In fact, Pakistan’s own actions reveal how contingent this surge really is. Islamabad has moved quickly to exploit the Iran war by opening overland transit routes for goods destined for Iran, effectively turning Gwadar and other ports into logistical workarounds for a sanctioned and blockaded economy. This is not evidence of Gwadar’s strength; it is evidence of opportunism. Pakistan is inserting itself into a crisis-driven supply chain distortion, hoping to extract short-term gains while presenting it as long-term relevance.
But such opportunism carries its own risks. By aligning Gwadar’s current utility so closely with the Iran conflict, Pakistan is tying the port’s fortunes to an inherently unstable geopolitical environment. The moment tensions de-escalate, whether through ceasefire stabilization, negotiated maritime security arrangements, or reduced enforcement of blockades – the rationale for rerouting cargo through Gwadar will weaken. Shipping firms, which are fundamentally risk-averse, will return to established, predictable routes that offer better infrastructure, deeper capacity, and lower security premiums.
This is where the illusion collapses. Gwadar is not competing with a disrupted Hormuz; it is competing with normalized maritime geography. And in that competition, it remains structurally disadvantaged. It lacks the depth, connectivity, and ecosystem of established regional ports.
More importantly, it remains embedded in Balochistan, a region marked by persistent insurgency and political instability.
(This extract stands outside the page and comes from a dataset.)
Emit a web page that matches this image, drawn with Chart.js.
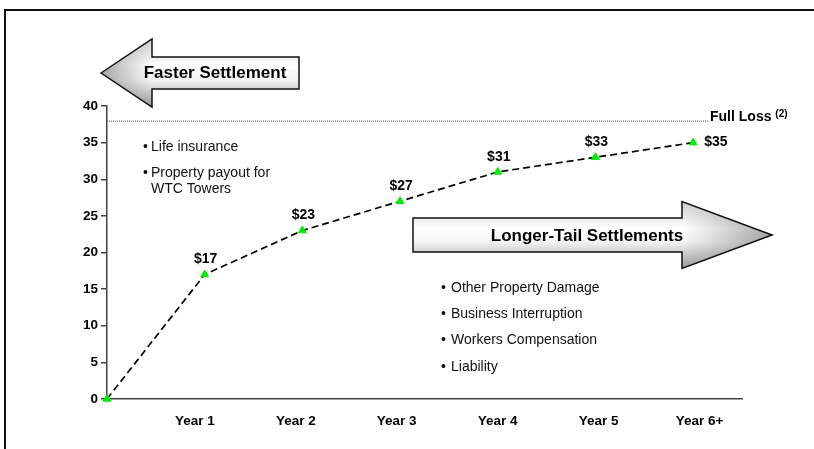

These are not temporary variables; they are enduring constraints that no short-term traffic spike can offset.
The broader lesson is straightforward. Gwadar’s rise today is a function of war, not of capability. It is benefiting from what can be described as a “conflict dividend”, a temporary influx of activity generated by the breakdown of normal trade routes. But conflict dividends are, by definition, unsustainable.
They disappear when stability returns. Pakistan, however, appears determined to misread this moment. By presenting Gwadar as a rising hub rather than a temporary substitute, it risks overcommitting politically and economically to a narrative that cannot be sustained. This is a familiar pattern: inflate success during crisis, ignore structural weaknesses, and hope perception substitutes for reality. It rarely ends well.
Gwadar’s current activity is real, but its implications are being exaggerated. The port is not emerging as a new centre of gravity in regional trade. It is functioning as a contingency outlet during an extraordinary geopolitical disruption. When the Iran war subsides and the Strait of Hormuz reopens to normal traffic flows, Gwadar will face the same test it has always failed: proving that it can attract and sustain trade in the absence of crisis.
Until then, its rise remains what it truly is—a temporary phenomenon, born out of war, and destined to fade with it.